- Lodewijk XIV de absolute macht (ancien regime).
- Droit divin.
- Veel problemen in Frankrijk:
De staatskas was leeg en de staatsschuld nam toe.
Verschillende oorlogen kostten de staatskas veel geld.
Het luxe hofleven in Versailles moest betaald worden.
De inkomsten van belastingen vielen tegen.
De adel en geestelijkheid weigerden belastingen te betalen. Adel en geestelijkheid vonden dat dit de verantwoordelijkheid was van het volk, dat steeds armer werd. Het volk kon dit ook niet meer opbrengen.
Het bestuur en leger functioneerden slecht.
Lodewijk XV en XVI hadden weinig interesse in het bestuur en namen daarom vaak verkeerde beslissingen.
De adel en geestelijken hadden veel politieke macht. Wetten die door de koning werden opgesteld, werden dus niet overal doorgevoerd.
Er waren te weinig goede ambtenaren.
Het leger raakte verzwakt door te weinig investeringen.
De standenmaatschappij zorgde voor ongelijkheid en onvrede.

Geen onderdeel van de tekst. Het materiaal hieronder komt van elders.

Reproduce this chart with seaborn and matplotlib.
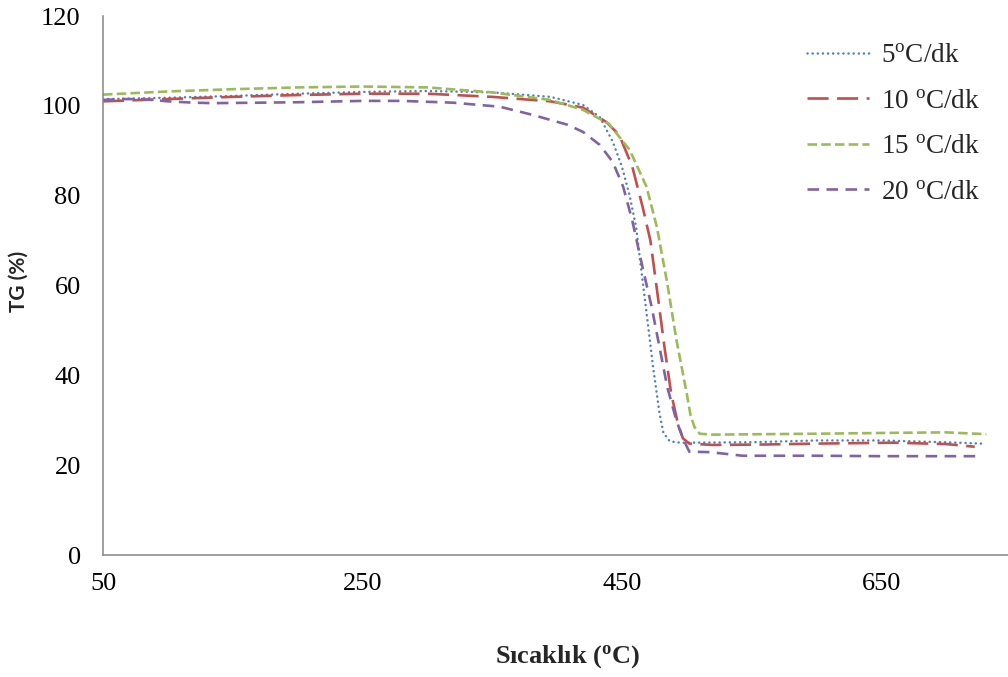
import matplotlib
matplotlib.use("Agg")
import matplotlib.pyplot as plt
import seaborn as sns
import pandas as pd

# ---- data ----
temp_5 = [50, 100, 150, 200, 250, 300, 350, 395, 420, 433, 443, 450, 456, 461, 464, 469, 474, 479, 482, 487, 495, 550, 600, 650, 700, 728]
tg_5 = [101.5, 101.8, 102.2, 102.7, 103.1, 103.3, 103.0, 102.0, 100.2, 97.5, 92.0, 86.5, 80.0, 73.0, 65.7, 54.0, 42.0, 31.6, 27.2, 25.3, 25.0, 25.1, 25.5, 25.5, 25.1, 24.8]

temp_10 = [50, 100, 150, 200, 250, 300, 350, 395, 420, 438, 448, 458, 466, 472, 478, 483, 488, 493, 497, 502, 520, 560, 600, 660, 700, 722]
tg_10 = [101.0, 101.5, 102.0, 102.4, 102.7, 102.7, 102.0, 101.0, 99.6, 96.4, 93.5, 86.5, 77.5, 70.0, 57.0, 46.0, 36.0, 29.5, 26.0, 24.8, 24.5, 24.6, 24.8, 25.0, 24.7, 24.1]

temp_15 = [50, 100, 150, 200, 250, 300, 350, 395, 420, 440, 456, 469, 477, 485, 492, 500, 503, 506, 510, 520, 560, 600, 660, 700, 731]
tg_15 = [102.5, 103.2, 103.7, 104.1, 104.3, 104.1, 103.0, 101.3, 99.1, 96.0, 90.2, 82.0, 73.0, 60.5, 48.0, 36.0, 31.0, 28.5, 27.0, 26.8, 26.9, 27.0, 27.2, 27.3, 26.9]

temp_20 = [50, 65, 80, 100, 120, 135, 170, 200, 250, 280, 320, 356, 381, 408, 420, 433, 443, 451, 458, 466, 473, 479, 485, 492, 497, 502, 518, 543, 600, 650, 700, 724]
tg_20 = [101.3, 101.5, 101.5, 101.0, 100.7, 100.6, 100.7, 100.8, 101.1, 101.1, 100.7, 99.8, 98.0, 95.8, 94.2, 91.3, 87.5, 82.0, 74.5, 64.0, 55.2, 46.3, 37.4, 30.0, 26.0, 23.0, 22.9, 22.1, 22.1, 22.0, 22.0, 22.0]

series_labels = ["5$^{\\mathrm{o}}$C/dk", "10 $^{\\mathrm{o}}$C/dk", "15 $^{\\mathrm{o}}$C/dk", "20 $^{\\mathrm{o}}$C/dk"]
x_ticks = [50, 250, 450, 650]
y_ticks = [0, 20, 40, 60, 80, 100, 120]

# ---- style ----
sns.set_theme(style="white")
plt.rcParams["font.family"] = ["Liberation Serif", "DejaVu Serif"]
plt.rcParams["mathtext.fontset"] = "custom"
plt.rcParams["mathtext.rm"] = "Liberation Serif"
plt.rcParams["mathtext.bf"] = "Liberation Serif:bold"
plt.rcParams["mathtext.it"] = "Liberation Serif:italic"

colors = ["#4F81BD", "#C0504D", "#9BBB59", "#8064A2"]
dash_styles = [(0, (0.05, 2.0)), (0, (8.0, 3.2)), (0, (3.6, 1.6)), (0, (4.4, 2.8))]
caps = ["round", "butt", "butt", "butt"]
lws = [1.8, 1.9, 1.9, 1.9]

fig = plt.figure(figsize=(10.08, 6.77), dpi=100)
ax = fig.add_axes([103 / 1008, 122 / 677, 908 / 1008, 539 / 677])

all_x = [temp_5, temp_10, temp_15, temp_20]
all_y = [tg_5, tg_10, tg_15, tg_20]
for xs, ys, lab, c, ds, cap, lw in zip(all_x, all_y, series_labels, colors, dash_styles, caps, lws):
    df = pd.DataFrame({"T": xs, "TG": ys})
    sns.lineplot(data=df, x="T", y="TG", ax=ax, color=c, label=lab,
                 linestyle=ds, linewidth=lw, dash_capstyle=cap, legend=False)

ax.set_xlim(50, 750)
ax.set_ylim(0, 120)
ax.set_xticks(x_ticks)
ax.set_yticks(y_ticks)

for s in ["top", "right"]:
    ax.spines[s].set_visible(False)
for s in ["left", "bottom"]:
    ax.spines[s].set_color("#868686")
    ax.spines[s].set_linewidth(1.1)
ax.tick_params(axis="both", direction="out", length=5, width=1.1, color="#868686",
               labelsize=19, labelcolor="black")
ax.tick_params(axis="y", pad=11)
ax.tick_params(axis="x", pad=8)

ax.set_xlabel("Sıcaklık ($^{\\mathbf{o}}$C)", fontsize=19, fontweight="bold")
ax.xaxis.set_label_coords((567 - 103) / 908, (555 - 643) / 539)
ax.set_ylabel("TG (%)", fontsize=15, fontweight="bold", family=["Lato", "DejaVu Sans"])
ax.yaxis.set_label_coords((29 - 103) / 908, (555 - 281) / 539)

handles, labels = ax.get_legend_handles_labels()
fig.legend(handles, labels, loc="upper left", bbox_to_anchor=(807 / 1008, 1 - 43 / 677),
           frameon=False, fontsize=19.5, handlelength=2.3, handletextpad=0.45,
           labelspacing=0.76, borderpad=0, borderaxespad=0)

fig.savefig("out.png", dpi=100)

De uit de middeleeuwen stammende standenmaatschappij was voordelig voor de geestelijkheid (Eerste Stand) en de adel (Tweede Stand). Het overgrote deel van de bevolking (97%) behoorde tot de boeren en stedelingen (Derde Stand) die in welvaart, belastinginning, rechtspraak, bestuursinspraak achtergesteld waren. De boeren en burgers eisten dat daar verandering in zou komen.